Historic moment for Pooley Bridge as new crossing is lowered into place

  • Watch the moment the new bridge is lowered into place. Credit: Cumbria County Council.

A five million pound bridge has been lowered into place, linking the two sides of Pooley Bridge on Ullswater.

The new steel structure replaces the original 250-year-old stone bridge, which was completely washed away in the floods of Storm Desmond in 2015.

The complex operation to place the crossing over the River Eamont was completed in around three hours.

Work was suspended in March due to COVID-19 pandemic, but after careful consideration Cumbria County Council reviewed the project and said it could continue, in line with Public Health England guidance.

Credit: Cumbria County Council

The single span bridge, set to open to pedestrians and vehicles in June 2020, is the first stainless steel road bridge of its kind in the country.

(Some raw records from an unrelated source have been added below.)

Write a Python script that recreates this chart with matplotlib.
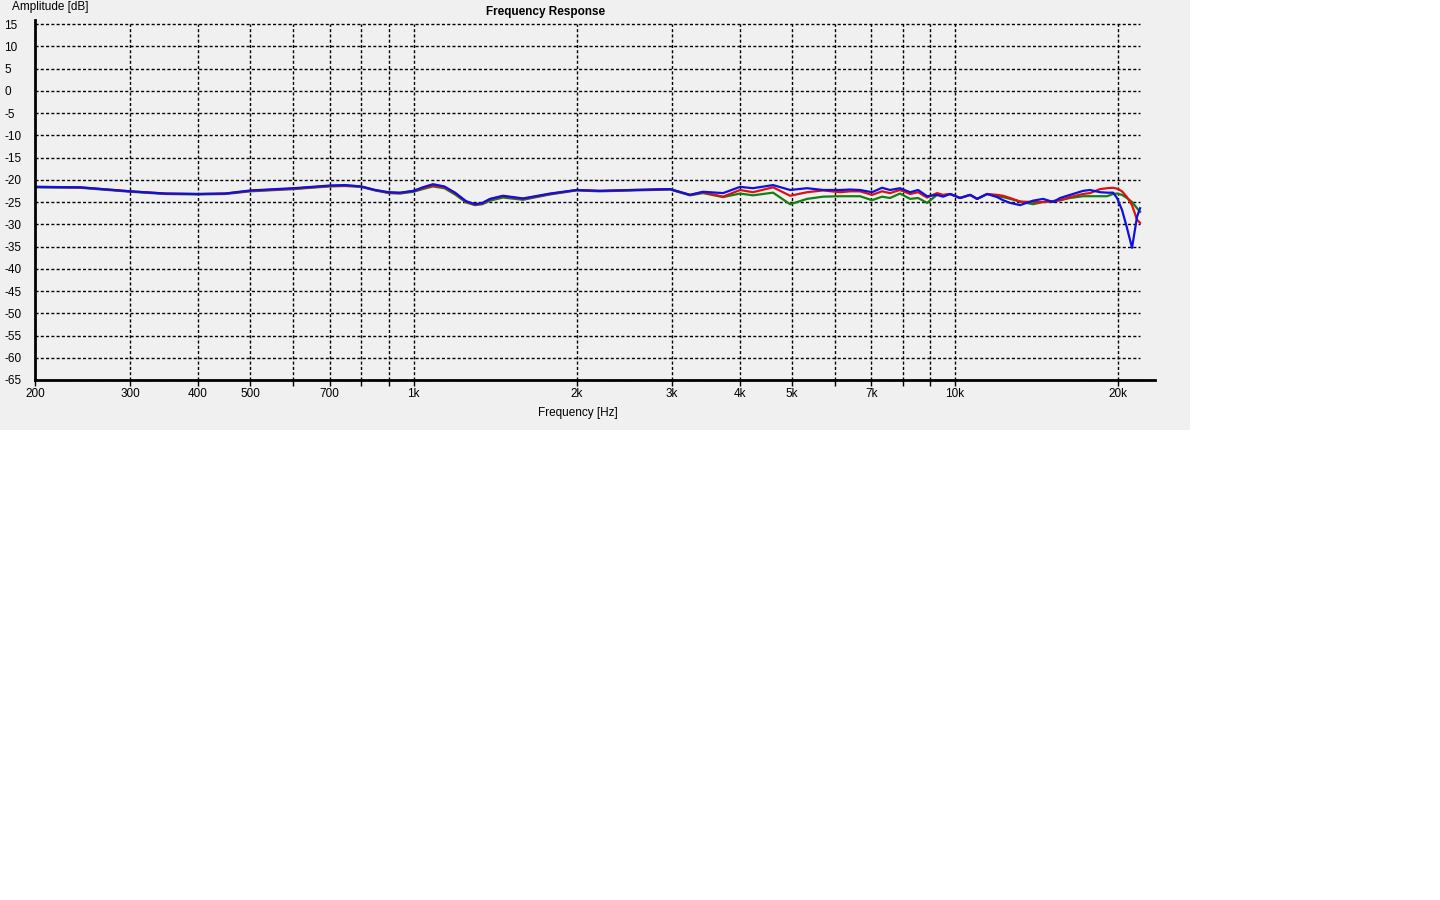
import matplotlib
matplotlib.use("Agg")
import matplotlib.pyplot as plt
from matplotlib.patches import Rectangle
from matplotlib.ticker import NullLocator

plt.rcParams['font.family'] = ['Liberation Sans', 'DejaVu Sans']

# measured response, Hz / dB
freq_hz = [200, 242, 300, 348, 400, 449, 500, 600, 700,
           747, 800, 849, 900, 944, 1000, 1040, 1086, 1140, 1193, 1250, 1299, 1340,
           1384, 1463, 1593, 1787, 2000, 2208, 2543, 2977, 3240,
           3424, 3729, 4008, 4234, 4612, 4960, 5330, 5705, 6134,
           6401, 6677, 7026, 7330, 7584, 7912, 8261, 8546, 8878,
           9261, 9503, 9793, 10214, 10662, 10984, 11462, 11958, 12266,
           12638, 13183, 13932, 14540, 15172, 15632, 16306, 17232, 17754,
           18528, 19086, 19580, 19912, 20340, 20770, 21222, 21680, 21960]

green_db = [-21.7, -21.8, -22.7, -23.2, -23.3, -23.2, -22.6, -22.1, -21.5,
            -21.4, -21.6, -22.4, -23.0, -23.1, -22.7, -22.1, -21.5, -21.9, -23.3, -25.1, -25.7, -25.5,
            -24.7, -24.0, -24.5, -23.3, -22.4, -22.6, -22.4, -22.2, -23.5,
            -23.0, -23.9, -23.1, -23.5, -22.9, -25.5, -24.3, -23.8, -23.7,
            -23.7, -23.7, -24.6, -23.8, -24.1, -23.1, -24.3, -24.1, -25.2,
            -23.4, -23.5, -23.2, -24.1, -23.4, -24.3, -23.2, -23.7, -23.9,
            -24.3, -24.9, -25.5, -25.0, -24.8, -24.6, -24.1, -23.7, -23.7,
            -23.7, -23.7, -23.2, -23.1, -23.4, -24.1, -25.0, -26.4, -27.2]

red_db = [-21.6, -21.7, -22.6, -23.1, -23.2, -23.1, -22.5, -22.0, -21.4,
          -21.3, -21.5, -22.3, -22.9, -23.0, -22.5, -21.9, -21.3, -21.7, -23.0, -24.9, -25.6, -25.3,
          -24.4, -23.7, -24.3, -23.2, -22.3, -22.5, -22.3, -22.1, -23.4,
          -22.8, -23.8, -22.3, -22.8, -21.7, -23.6, -22.8, -22.4, -22.8,
          -22.6, -22.6, -23.4, -22.6, -23.0, -22.3, -23.2, -22.8, -24.0,
          -23.0, -23.4, -23.2, -24.1, -23.4, -24.3, -23.2, -23.4, -23.6,
          -24.1, -24.9, -25.0, -25.0, -24.8, -24.6, -23.9, -23.2, -23.0,
          -22.1, -21.9, -21.8, -22.0, -22.6, -23.9, -25.7, -29.0, -29.7]

blue_db = [-21.6, -21.7, -22.6, -23.1, -23.2, -23.1, -22.4, -21.9, -21.3,
           -21.2, -21.5, -22.3, -22.8, -22.9, -22.5, -21.7, -21.0, -21.5, -22.9, -24.8, -25.5, -25.2,
           -24.3, -23.6, -24.2, -23.1, -22.3, -22.5, -22.3, -22.1, -23.4,
           -22.7, -23.0, -21.6, -21.9, -21.2, -22.3, -21.9, -22.3, -22.3,
           -22.2, -22.3, -22.8, -21.8, -22.3, -21.9, -22.8, -22.3, -23.7,
           -23.4, -23.8, -23.2, -24.1, -23.4, -24.3, -23.2, -23.9, -24.6,
           -25.2, -25.7, -24.7, -24.3, -25.0, -24.1, -23.4, -22.5, -22.3,
           -22.8, -22.9, -22.9, -24.1, -26.8, -30.8, -35.3, -28.3, -26.4]

y_ticks = [15, 10, 5, 0, -5, -10, -15, -20, -25, -30, -35, -40, -45,
           -50, -55, -60, -65]
x_grid = [300, 400, 500, 600, 700, 800, 900, 1000, 2000, 3000, 4000,
          5000, 6000, 7000, 8000, 9000, 10000, 20000]
x_ticks = [200] + x_grid
x_labels = ['200', '300', '400', '500', '', '700', '', '', '1k', '2k', '3k',
            '4k', '5k', '', '7k', '', '', '10k', '20k']

fig = plt.figure(figsize=(14.4, 9), dpi=100)
fig.patch.set_facecolor('white')
fig.add_artist(Rectangle((0, 470 / 900), 1190 / 1440, 430 / 900,
                         transform=fig.transFigure, facecolor='#f0f0f0',
                         edgecolor='none', zorder=-10))

ax = fig.add_axes([35 / 1440, 520 / 900, 1120 / 1440, 360 / 900])
ax.set_facecolor('none')
ax.set_xscale('log')
ax.set_xlim(200, 23400)
ax.set_ylim(-65, 15.9)

dash = (0, (2.2, 1.6))
ax.vlines(x_grid, -65, 15, colors='black', linestyles=dash, lw=1, zorder=1)
ax.hlines(y_ticks, 200, 21960, colors='black', linestyles=dash, lw=1, zorder=1)

ax.plot(freq_hz, green_db, color='#128012', lw=1.6, zorder=3)
ax.plot(freq_hz, red_db, color='#e01010', lw=1.6, zorder=4)
ax.plot(freq_hz, blue_db, color='#1010e0', lw=1.6, zorder=5)

ax.xaxis.set_minor_locator(NullLocator())
ax.set_xticks(x_ticks)
ax.set_xticklabels(x_labels)
ax.set_yticks(y_ticks)
ax.set_yticklabels([str(v) for v in y_ticks])
ax.tick_params(axis='x', length=4.5, width=1, direction='out', pad=1.5,
               labelsize=8.5, colors='black')
ax.tick_params(axis='y', length=0, pad=22.3, labelsize=8.5)
for lab in ax.get_yticklabels():
    lab.set_horizontalalignment('left')

for s in ['top', 'right']:
    ax.spines[s].set_visible(False)
for s in ['left', 'bottom']:
    ax.spines[s].set_linewidth(2)
    ax.spines[s].set_zorder(6)

fig.text(546 / 1440, 1 - 12 / 900, 'Frequency Response', ha='center',
         va='center', fontsize=8.5, fontweight='bold')
fig.text(12 / 1440, 1 - 7 / 900, 'Amplitude [dB]', ha='left', va='center',
         fontsize=8.5)
fig.text(578 / 1440, 1 - 413 / 900, 'Frequency [Hz]', ha='center',
         va='center', fontsize=8.5)

fig.savefig('out.png', dpi=100)
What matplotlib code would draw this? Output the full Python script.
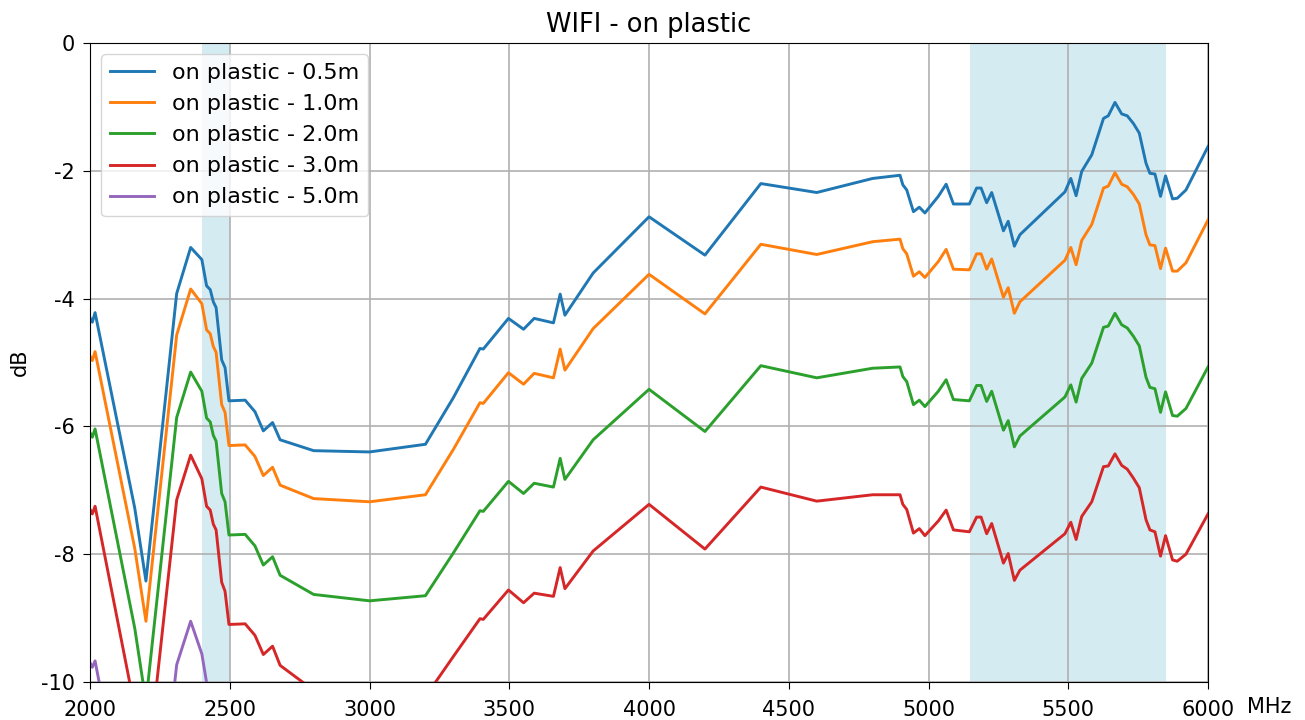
import matplotlib
matplotlib.use("Agg")
import matplotlib.pyplot as plt

plt.rcParams["axes.unicode_minus"] = False

# frequences (MHz)
freq = [2000, 2008, 2018, 2160, 2200, 2310, 2360, 2400, 2417, 2430, 2441, 2451, 2471, 2483, 2497,
        2555, 2590, 2620, 2653, 2680, 2800, 3000, 3200, 3300, 3395, 3407, 3497, 3551, 3589, 3658,
        3682, 3699, 3800, 4000, 4200, 4400, 4600, 4800, 4898, 4908, 4922, 4946, 4967, 4987, 5035,
        5063, 5089, 5146, 5172, 5188, 5208, 5226, 5268, 5285, 5307, 5327, 5488, 5509, 5528, 5548,
        5584, 5626, 5643, 5667, 5691, 5711, 5733, 5754, 5778, 5792, 5810, 5830, 5848, 5873, 5890,
        5921, 6000]

d05 = [-4.30, -4.37, -4.22, -7.28, -8.42, -3.92, -3.20, -3.39, -3.80, -3.86, -4.05, -4.14, -4.96, -5.08, -5.60,
       -5.59, -5.77, -6.07, -5.94, -6.21, -6.38, -6.40, -6.28, -5.55, -4.78, -4.79, -4.31, -4.48, -4.31, -4.38,
       -3.93, -4.26, -3.60, -2.72, -3.32, -2.20, -2.34, -2.12, -2.07, -2.22, -2.30, -2.64, -2.57, -2.66, -2.40,
       -2.21, -2.52, -2.52, -2.27, -2.27, -2.50, -2.34, -2.94, -2.79, -3.18, -3.00, -2.33, -2.12, -2.39, -2.01,
       -1.75, -1.18, -1.14, -0.93, -1.11, -1.14, -1.26, -1.41, -1.88, -2.04, -2.05, -2.40, -2.08, -2.44, -2.43,
       -2.30, -1.62]

d10 = [-4.90, -4.97, -4.83, -7.91, -9.05, -4.57, -3.85, -4.08, -4.49, -4.55, -4.75, -4.84, -5.66, -5.78, -6.30,
       -6.29, -6.47, -6.77, -6.64, -6.92, -7.13, -7.18, -7.07, -6.36, -5.63, -5.64, -5.16, -5.34, -5.17, -5.24,
       -4.79, -5.12, -4.47, -3.62, -4.24, -3.15, -3.31, -3.11, -3.07, -3.22, -3.30, -3.65, -3.58, -3.67, -3.42,
       -3.23, -3.54, -3.55, -3.30, -3.30, -3.54, -3.38, -3.98, -3.83, -4.23, -4.05, -3.40, -3.20, -3.47, -3.09,
       -2.84, -2.27, -2.24, -2.03, -2.21, -2.25, -2.37, -2.52, -3.00, -3.16, -3.17, -3.53, -3.21, -3.57, -3.57,
       -3.44, -2.77]

d20 = [-6.10, -6.17, -6.04, -9.16, -10.31, -5.86, -5.15, -5.45, -5.87, -5.93, -6.14, -6.23, -7.05, -7.18, -7.70,
       -7.69, -7.87, -8.17, -8.04, -8.33, -8.63, -8.73, -8.65, -7.98, -7.32, -7.33, -6.86, -7.05, -6.89, -6.95,
       -6.50, -6.83, -6.21, -5.42, -6.08, -5.05, -5.24, -5.09, -5.07, -5.22, -5.30, -5.66, -5.59, -5.69, -5.45,
       -5.27, -5.58, -5.60, -5.36, -5.36, -5.61, -5.45, -6.06, -5.91, -6.32, -6.15, -5.54, -5.35, -5.62, -5.25,
       -5.01, -4.45, -4.43, -4.23, -4.41, -4.46, -4.59, -4.74, -5.23, -5.39, -5.41, -5.78, -5.46, -5.83, -5.84,
       -5.72, -5.07]

d30 = [-7.30, -7.37, -7.25, -10.41, -11.57, -7.15, -6.45, -6.82, -7.25, -7.31, -7.53, -7.62, -8.44, -8.58, -9.10,
       -9.09, -9.27, -9.57, -9.44, -9.74, -10.13, -10.28, -10.23, -9.60, -9.01, -9.02, -8.56, -8.76, -8.61, -8.66,
       -8.21, -8.54, -7.95, -7.22, -7.92, -6.95, -7.17, -7.07, -7.07, -7.22, -7.30, -7.67, -7.60, -7.71, -7.48,
       -7.31, -7.62, -7.65, -7.42, -7.42, -7.68, -7.52, -8.14, -7.99, -8.41, -8.25, -7.68, -7.50, -7.77, -7.41,
       -7.18, -6.63, -6.62, -6.43, -6.61, -6.67, -6.81, -6.96, -7.46, -7.62, -7.65, -8.03, -7.71, -8.09, -8.11,
       -8.00, -7.37]

d50 = [-9.70, -9.77, -9.67, -12.91, -14.09, -9.73, -9.05, -9.56, -10.01, -10.07, -10.31, -10.40, -11.22, -11.38, -11.90,
       -11.89, -12.07, -12.37, -12.24, -12.56, -13.13, -13.38, -13.39, -12.84, -12.39, -12.40, -11.96, -12.18, -12.05, -12.08,
       -11.63, -11.96, -11.43, -10.82, -11.60, -10.75, -11.03, -11.03, -11.07, -11.22, -11.30, -11.69, -11.62, -11.75, -11.54,
       -11.39, -11.70, -11.75, -11.54, -11.54, -11.82, -11.66, -12.30, -12.15, -12.59, -12.45, -11.96, -11.80, -12.07, -11.73,
       -11.52, -10.99, -11.00, -10.83, -11.01, -11.09, -11.25, -11.40, -11.92, -12.08, -12.13, -12.53, -12.21, -12.61, -12.65,
       -12.56, -11.97]

labels = ["on plastic - 0.5m", "on plastic - 1.0m", "on plastic - 2.0m",
          "on plastic - 3.0m", "on plastic - 5.0m"]
bandes = [(2400, 2500), (5150, 5850)]

fig = plt.figure(figsize=(13.05, 7.2), dpi=100)
ax = fig.add_axes([0.069, 0.0528, 0.8567, 0.8875])

for lo, hi in bandes:
    ax.axvspan(lo, hi, color="lightblue", alpha=0.5, lw=0)

for serie, lab in zip([d05, d10, d20, d30, d50], labels):
    ax.plot(freq, serie, lw=2.1, label=lab)

ax.set_xlim(2000, 6000)
ax.set_ylim(-10, 0)
ax.set_xticks(range(2000, 6001, 500))
ax.set_yticks(range(-10, 1, 2))
ax.tick_params(labelsize=15, length=5)
ax.tick_params(axis="x", pad=8)
ax.tick_params(axis="y", pad=6)
ax.grid(True, lw=1.2)
ax.set_title("WIFI - on plastic", fontsize=18.5, pad=8)
ax.set_ylabel("dB", fontsize=15, labelpad=8)
ax.text(1.035, -0.0485, "MHz", transform=ax.transAxes, ha="left", va="baseline", fontsize=15)
ax.legend(loc="upper left", fontsize=16)

fig.savefig("out.png", dpi=100)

Cllr Keith Little, Cumbria County Council Cabinet member for Highways and Transport, said: “This is a significant milestone in reconnecting the local community and it is great to see the impressive new bridge structure lifted into place at Pooley Bridge.

"This improved connectivity will not only be welcomed by local residents, but will be a vital component in re-starting the local economy as we come out of the lock-down period.

“We had hoped to have a celebration event to mark the occasion but under the Covid-19 social distancing restrictions the lift took place without public access but once these measures are relaxed we hope people will again visit this beautiful part of Cumbria and see the new bridge for themselves.”

Credit: Cumbria County Council

Miles Mac Innes, who is the Chairman of Pooley Bridge Parish Council, said: “It’s tremendously exciting to see this iconic structure finally lifted into place – something we’ve been longing for since our lovely 251 year old bridge was swept away by Storm Desmond four and a half years ago.

"I think it’s fair to say that Pooley Bridge - her bridge, her businesses and her residents - has come in for a battering since 2015: from having no bridge to now Covid-19. However, our community is nothing if not resilient.

"I am so proud of how we have all come together over this time – an already close-knit community working more closely together for a common cause."